Marilyn Manson Keeps His Chonies On During Sex
I know you’ve been wondering what Marilyn Manson’s average fuck time sessions look like, and now you can stop wondering and start painting the picture with your mind.
Rolling Stone did a really interesting profile about Hot Topic’s oldest customer and I hope Lifetime turns it into a movie. Paul from The Wonder Years can play Marilyn Manson. (“So you mean, Marilyn Manson can play himself” said every trick who will forever believe that Paul from The Wonder Years and MM are the same person. I used to be you and a part of me still is.) Marilyn talks about his phobias and how his phobias get in the way of him having all-naked fuck times with the lights on. Marilyn’s mom had Munchausen by Proxy syndrome and he was in the hospital a lot for “allergies,” so all his weird phobias might have come from his childhood.
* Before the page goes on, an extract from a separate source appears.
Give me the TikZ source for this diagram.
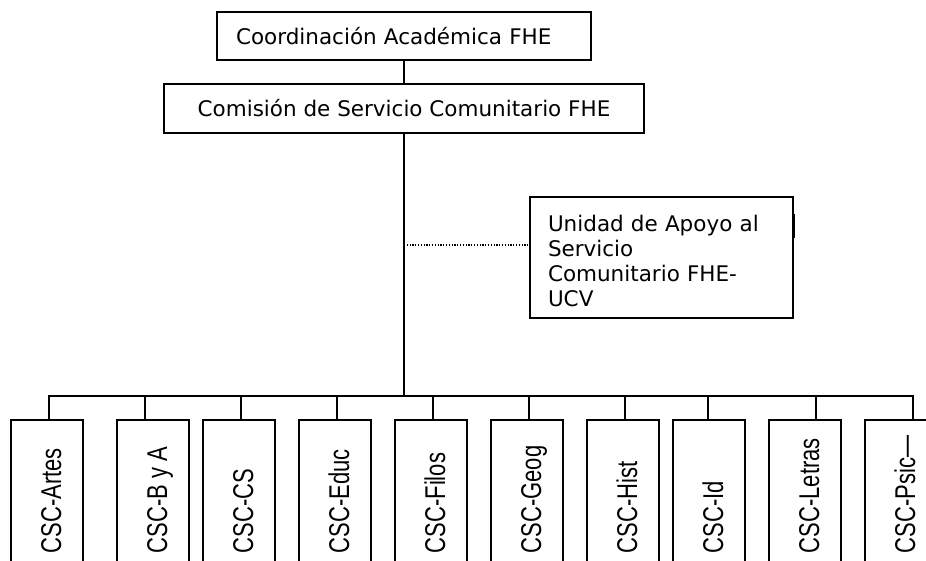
\documentclass[tikz,border=0pt]{standalone}
\usepackage{fontspec}
\setmainfont{DejaVu Sans}
\newfontfamily\fuentecsc{Liberation Sans}
\usetikzlibrary{positioning}

\begin{document}
\begin{tikzpicture}[x=1pt,y=-1pt,line width=1.6pt,
    caja/.style={draw,rectangle,inner sep=0pt,font=\fontsize{21.5pt}{25pt}\selectfont},
    csc/.style={draw,rectangle,minimum width=72pt,minimum height=180pt},
    csctexto/.style={xscale=1.3,rotate=90,anchor=base west,inner sep=0pt,font=\fuentecsc\fontsize{22pt}{25pt}\selectfont}]
  \useasboundingbox (0,0) rectangle (926,561);
  \clip (0,0) rectangle (926,561);
  \node[caja,minimum width=374pt,minimum height=48pt,text width=336pt,align=left,inner xsep=19pt] (coord) at (404,36) {Coordinación Académica FHE};
  \node[caja,minimum width=480pt,minimum height=49pt] (comision) at (404,108.5) {Comisión de Servicio Comunitario FHE};
  \node[caja,minimum width=263pt,minimum height=121pt,text width=227pt,align=left,inner xsep=18pt] (unidad) at (661.5,257.5) {\rule{0pt}{24pt}Unidad de Apoyo al\\Servicio\\Comunitario FHE-\\UCV};
  \draw (coord.south) -- (comision.north);
  \coordinate (bus) at (404,396);
  \draw (comision.south) -- (bus);
  \coordinate (punto) at (404,245);
  \draw[line width=1.2pt,dash pattern=on 1.2pt off 1.6pt] (punto) -- (punto -| unidad.west);
  \draw[line width=3pt] ([yshift=-18pt]unidad.north east) -- ([yshift=-42pt]unidad.north east);
  \foreach \cx/\dx/\nombre [count=\i] in {47/49/Artes,153/145/B y A,239/241/CS,335/337/Educ,431/433/Filos,527/529/Geog,623/625/Hist,709/708/Id,805/816/Letras,901/913/Psic—}{
    \node[csc] (b\i) at (\cx,510) {};
    \node[csctexto] (t\i) at (\cx+14,554) {CSC-\nombre};
    \coordinate (d\i) at (\dx,396);
    \draw[line cap=rect] (d\i) -- (d\i |- b\i.north);
  }
  \draw[line cap=rect] (d1) -- (d10);
\end{tikzpicture}
\end{document}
He can’t really take a shower with a piece he’s dating and he doesn’t do baths at all. Marilyn’s maid probably has a severe case of arthritis in the hands from constantly scrubbing white Halloween makeup, sex smegma and who knows what else out of his bed linens, because he only sleeps on black sheets and he bones at least 5 times a day. I figured Marilyn Manson came grey dust because he’s that goth. But now I know he cums dust and air because his gonads can’t produce jizz fast enough. Marilyn, who is currently doing photographer Lindsay Usich (If you read that as “Lars Ulrich” go with it. It’s good for your visuals), has to screw in the dark and he’s always prepared for a fire:
First, no lights shall be on. “I’m just really shy, despite what you’d imagine,” he says. Second, no underwear shall be slipped farther down than his ankles. “I have a phobia that the house is going to catch fire, and I don’t want to be naked,” he says.
Basically, Marilyn Manson screws like a teenager who’s afraid his parents are going to come home at any minute.
So Marilyn Manson has to keep his panties on when doing sex. Big deal. He always acts like he’s the King of the Weirdos. He’s not. For his information, every human being I’ve ever done it with insists on keeping their underwear on too. It’s not that uncommon. Yes, they insist on keeping it over their face so they can’t see me, but still. That counts.